Material provided

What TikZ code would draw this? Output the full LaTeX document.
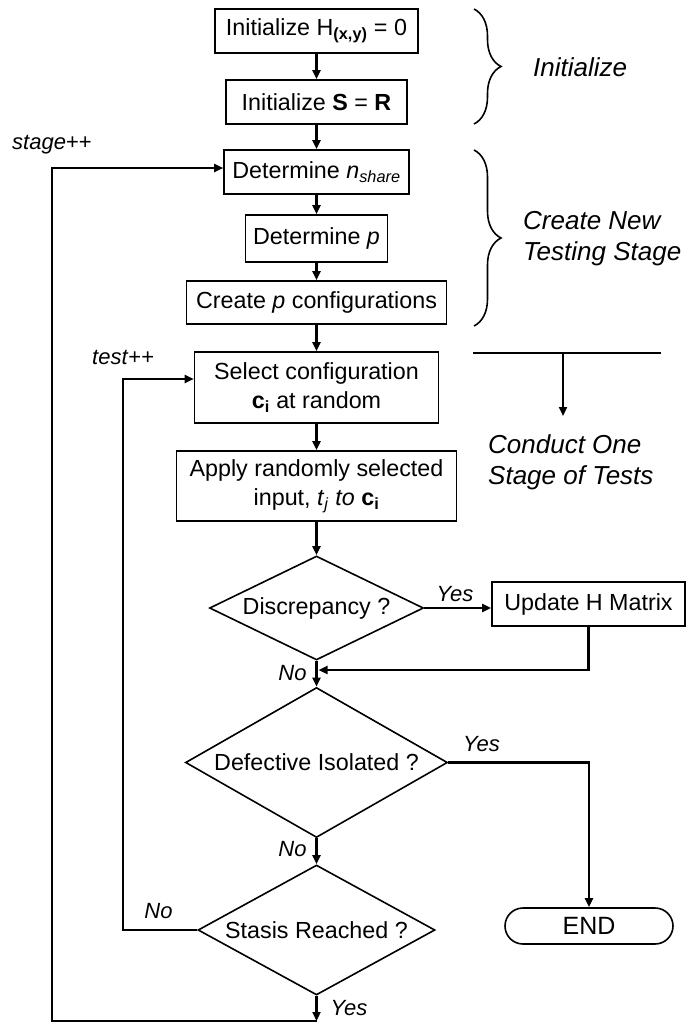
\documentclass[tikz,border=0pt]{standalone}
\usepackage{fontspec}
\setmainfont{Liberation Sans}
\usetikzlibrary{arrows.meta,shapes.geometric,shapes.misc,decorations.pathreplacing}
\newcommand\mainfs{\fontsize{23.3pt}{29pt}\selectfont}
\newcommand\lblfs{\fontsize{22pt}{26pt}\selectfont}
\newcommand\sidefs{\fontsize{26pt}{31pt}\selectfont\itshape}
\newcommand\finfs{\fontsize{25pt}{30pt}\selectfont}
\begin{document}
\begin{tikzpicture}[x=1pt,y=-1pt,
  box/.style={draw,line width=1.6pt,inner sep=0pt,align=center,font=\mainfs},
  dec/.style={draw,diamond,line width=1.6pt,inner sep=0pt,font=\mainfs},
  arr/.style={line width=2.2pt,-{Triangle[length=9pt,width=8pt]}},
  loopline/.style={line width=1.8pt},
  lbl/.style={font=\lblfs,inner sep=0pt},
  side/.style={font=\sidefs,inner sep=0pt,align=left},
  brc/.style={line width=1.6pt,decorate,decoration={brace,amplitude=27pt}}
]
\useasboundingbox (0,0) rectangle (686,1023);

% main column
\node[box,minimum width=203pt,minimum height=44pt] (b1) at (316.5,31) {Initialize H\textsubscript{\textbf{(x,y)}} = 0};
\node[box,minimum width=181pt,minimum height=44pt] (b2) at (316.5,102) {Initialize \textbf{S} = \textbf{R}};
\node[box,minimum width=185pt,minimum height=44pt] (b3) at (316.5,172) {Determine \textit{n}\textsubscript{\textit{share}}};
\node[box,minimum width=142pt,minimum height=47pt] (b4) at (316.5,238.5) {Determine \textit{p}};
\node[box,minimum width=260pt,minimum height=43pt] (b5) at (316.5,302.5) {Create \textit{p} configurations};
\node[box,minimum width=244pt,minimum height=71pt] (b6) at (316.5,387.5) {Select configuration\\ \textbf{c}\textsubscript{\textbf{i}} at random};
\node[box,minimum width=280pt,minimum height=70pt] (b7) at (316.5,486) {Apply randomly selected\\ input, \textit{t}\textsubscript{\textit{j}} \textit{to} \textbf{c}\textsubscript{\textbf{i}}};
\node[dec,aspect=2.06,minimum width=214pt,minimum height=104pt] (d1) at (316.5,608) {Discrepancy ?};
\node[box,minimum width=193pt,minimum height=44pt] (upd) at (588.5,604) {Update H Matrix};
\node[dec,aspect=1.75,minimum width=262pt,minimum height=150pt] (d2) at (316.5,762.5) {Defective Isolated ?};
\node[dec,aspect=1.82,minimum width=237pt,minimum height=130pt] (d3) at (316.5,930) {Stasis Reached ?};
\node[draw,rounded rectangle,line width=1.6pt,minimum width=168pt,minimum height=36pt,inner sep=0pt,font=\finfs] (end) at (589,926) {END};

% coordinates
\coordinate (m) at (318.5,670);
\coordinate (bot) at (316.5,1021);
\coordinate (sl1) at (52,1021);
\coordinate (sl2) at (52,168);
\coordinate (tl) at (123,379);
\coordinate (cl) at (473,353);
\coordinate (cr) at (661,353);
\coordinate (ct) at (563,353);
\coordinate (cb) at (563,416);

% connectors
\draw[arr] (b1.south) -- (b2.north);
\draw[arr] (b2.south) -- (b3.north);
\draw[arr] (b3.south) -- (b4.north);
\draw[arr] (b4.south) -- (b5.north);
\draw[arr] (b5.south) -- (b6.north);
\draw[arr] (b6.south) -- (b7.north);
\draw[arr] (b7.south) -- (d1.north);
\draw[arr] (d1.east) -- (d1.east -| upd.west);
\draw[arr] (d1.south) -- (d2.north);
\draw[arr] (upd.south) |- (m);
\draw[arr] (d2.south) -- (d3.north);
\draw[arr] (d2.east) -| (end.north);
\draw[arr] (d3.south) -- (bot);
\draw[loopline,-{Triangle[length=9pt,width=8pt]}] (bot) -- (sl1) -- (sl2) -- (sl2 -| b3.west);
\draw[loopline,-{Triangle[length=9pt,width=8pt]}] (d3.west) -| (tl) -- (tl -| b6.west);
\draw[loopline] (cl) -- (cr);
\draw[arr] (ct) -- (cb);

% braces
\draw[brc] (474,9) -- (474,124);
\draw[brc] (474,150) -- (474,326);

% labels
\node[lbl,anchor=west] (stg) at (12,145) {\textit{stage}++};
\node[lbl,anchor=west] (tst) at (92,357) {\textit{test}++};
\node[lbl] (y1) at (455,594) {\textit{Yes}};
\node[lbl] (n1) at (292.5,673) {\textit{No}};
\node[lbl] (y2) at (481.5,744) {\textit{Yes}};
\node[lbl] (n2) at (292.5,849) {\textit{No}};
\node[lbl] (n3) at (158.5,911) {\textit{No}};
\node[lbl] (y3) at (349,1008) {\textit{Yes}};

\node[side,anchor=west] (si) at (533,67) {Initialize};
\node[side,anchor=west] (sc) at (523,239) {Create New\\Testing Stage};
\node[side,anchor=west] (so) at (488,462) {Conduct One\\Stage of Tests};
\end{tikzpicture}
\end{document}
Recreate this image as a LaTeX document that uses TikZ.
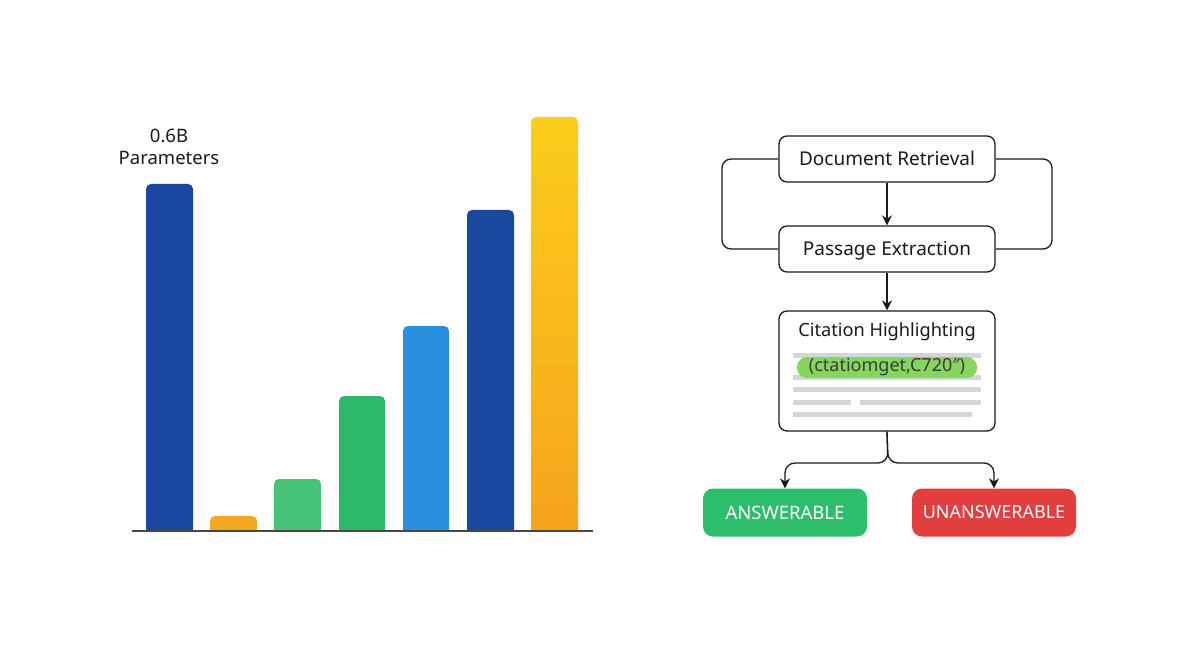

Problem
Isolate each line of the listing above that includes "this". Copy it.

Result
What TikZ code would draw this? Output the full LaTeX document.
Recreate this image as a LaTeX document that uses TikZ.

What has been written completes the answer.